Iran also feared that these alleged new bases, which have yet to be announced, would be used to attack it. Certainly there were reports to that effect from Baku (Trend News Agency, Baku, April 14). Tehran has much to be anxious about, because it appeared that Russia was leaning toward the Europeans in the negotiations over Iran’s nuclear program and it obviously faces tremendous pressure from the EU and the United States over that program. Tehran cannot afford to alienate Russia under any circumstances and, as in the past, it has had to accept the relative primacy of Russian forces in the Caspian. It certainly does not wish to see that primacy supplanted by NATO or the United States.

There is also reason to believe that Iran was also animated by its unhappiness over the prospect of a formal Afghan-American strategic partnership complete with long-term, albeit not permanent, U.S. basing capabilities at Bagram in Afghanistan and the retention of the U.S. and NATO forces there. Reports from Afghanistan indicate a considerable Iranian influence among those who stirred up the recent anti-American demonstrations in Afghanistan.

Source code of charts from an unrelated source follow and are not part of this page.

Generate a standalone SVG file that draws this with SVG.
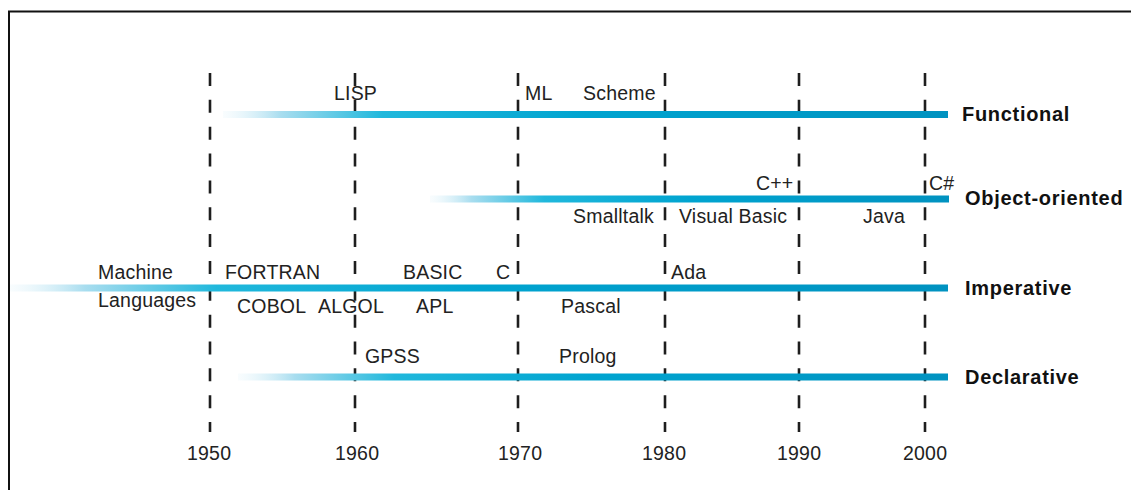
<svg xmlns="http://www.w3.org/2000/svg" width="1131" height="490" viewBox="0 0 1131 490">
<defs>
<linearGradient id="bar" x1="0" y1="0" x2="1" y2="0">
<stop offset="0" stop-color="#e6f5fb" stop-opacity="0.25"/>
<stop offset="0.08" stop-color="#a8ddef"/>
<stop offset="0.22" stop-color="#20b8dc"/>
<stop offset="0.5" stop-color="#00a4d0"/>
<stop offset="1" stop-color="#0092c0"/>
</linearGradient>
<style>
.t{font-family:"Liberation Sans",Arial,sans-serif;font-size:19.5px;fill:#222;letter-spacing:0.2px}
.b{font-family:"Liberation Sans",Arial,sans-serif;font-size:20px;font-weight:bold;fill:#111;letter-spacing:0.7px}
.d{stroke:#1e1e1e;stroke-width:2.6;stroke-dasharray:13 13.85;fill:none}
.bar{fill:url(#bar)}
</style>
</defs>
<rect x="0" y="0" width="1131" height="490" fill="#ffffff"/>
<rect x="9" y="11.5" width="1140" height="500" fill="none" stroke="#111" stroke-width="2"/>

<g id="decades">
<line class="d" x1="210" y1="73" x2="210" y2="432"/>
<line class="d" x1="355" y1="73" x2="355" y2="432"/>
<line class="d" x1="518" y1="73" x2="518" y2="432"/>
<line class="d" x1="665" y1="73" x2="665" y2="432"/>
<line class="d" x1="799" y1="73" x2="799" y2="432"/>
<line class="d" x1="925" y1="73" x2="925" y2="432"/>
<text class="t" x="187" y="460">1950</text>
<text class="t" x="335" y="460">1960</text>
<text class="t" x="498" y="460">1970</text>
<text class="t" x="642" y="460">1980</text>
<text class="t" x="777" y="460">1990</text>
<text class="t" x="903" y="460">2000</text>
</g>

<g id="functional">
<rect class="bar" x="223" y="111" width="725" height="7"/>
<text class="t" x="334" y="100">LISP</text>
<text class="t" x="525" y="100">ML</text>
<text class="t" x="583" y="100">Scheme</text>
<text class="b" x="962" y="121">Functional</text>
</g>

<g id="object-oriented">
<rect class="bar" x="430" y="195.5" width="519" height="7"/>
<text class="t" x="756" y="190">C++</text>
<text class="t" x="929" y="190">C#</text>
<text class="t" x="573" y="223">Smalltalk</text>
<text class="t" x="679" y="223">Visual Basic</text>
<text class="t" x="863" y="223">Java</text>
<text class="b" x="965" y="205">Object-oriented</text>
</g>

<g id="imperative">
<rect class="bar" x="10" y="284.5" width="938" height="7"/>
<text class="t" x="98" y="279">Machine</text>
<text class="t" x="98" y="307">Languages</text>
<text class="t" x="225" y="279">FORTRAN</text>
<text class="t" x="403" y="279">BASIC</text>
<text class="t" x="496" y="279">C</text>
<text class="t" x="671" y="279">Ada</text>
<text class="t" x="237" y="313">COBOL</text>
<text class="t" x="318" y="313">ALGOL</text>
<text class="t" x="416" y="313">APL</text>
<text class="t" x="561" y="313">Pascal</text>
<text class="b" x="965" y="295">Imperative</text>
</g>

<g id="declarative">
<rect class="bar" x="238" y="373.5" width="710" height="7"/>
<text class="t" x="365" y="363">GPSS</text>
<text class="t" x="559" y="363">Prolog</text>
<text class="b" x="965" y="384">Declarative</text>
</g>
</svg>
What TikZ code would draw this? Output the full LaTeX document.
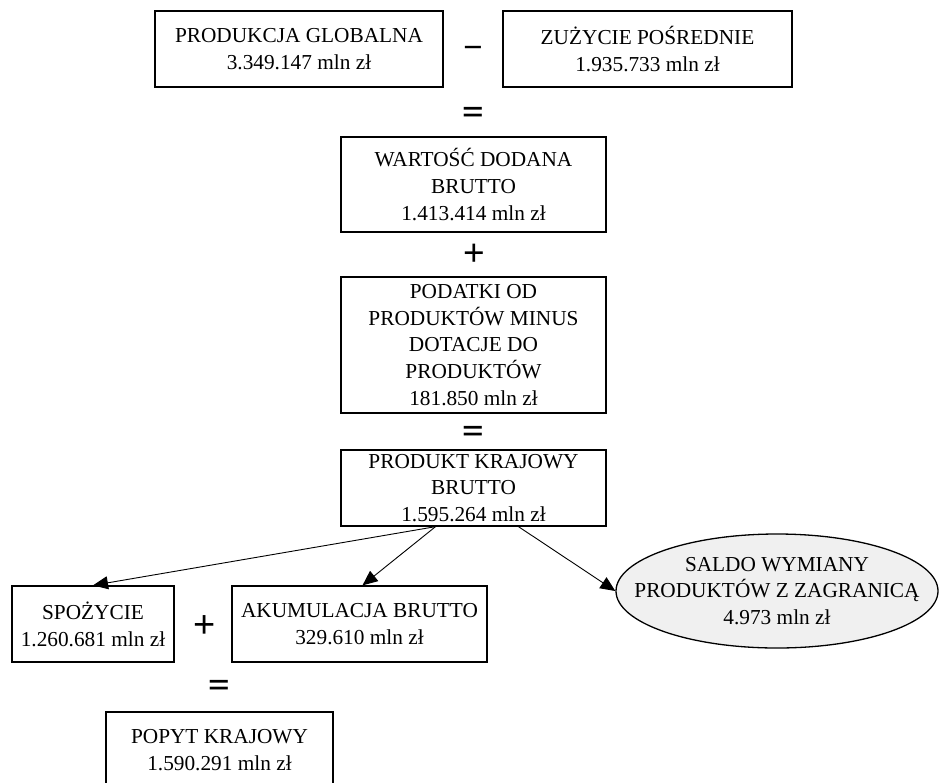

They also indicate that this issue, not reports of desecration of the Koran, was probably the driving force behind the Iranian and Pakistani agitation that stirred up the demonstrators (New York Times, May 26).

Pentagon officials queried by Jamestown profess no knowledge of any such Russo-Iranian security bloc or forthcoming huge base structure in Azerbaijan and pointedly emphasize that such reports contradict the global basing plan that was briefed to Moscow in 2004 and found not to be a threat to it. Thus, while there may be more heat than light behind the Russo-Iranian proposal, that scheme suggests not only that the great game in the CIS is heating up, but also that its military character and the trend towards strategic bipolarity in those regions are assuming a much sharper and therefore more dangerous character.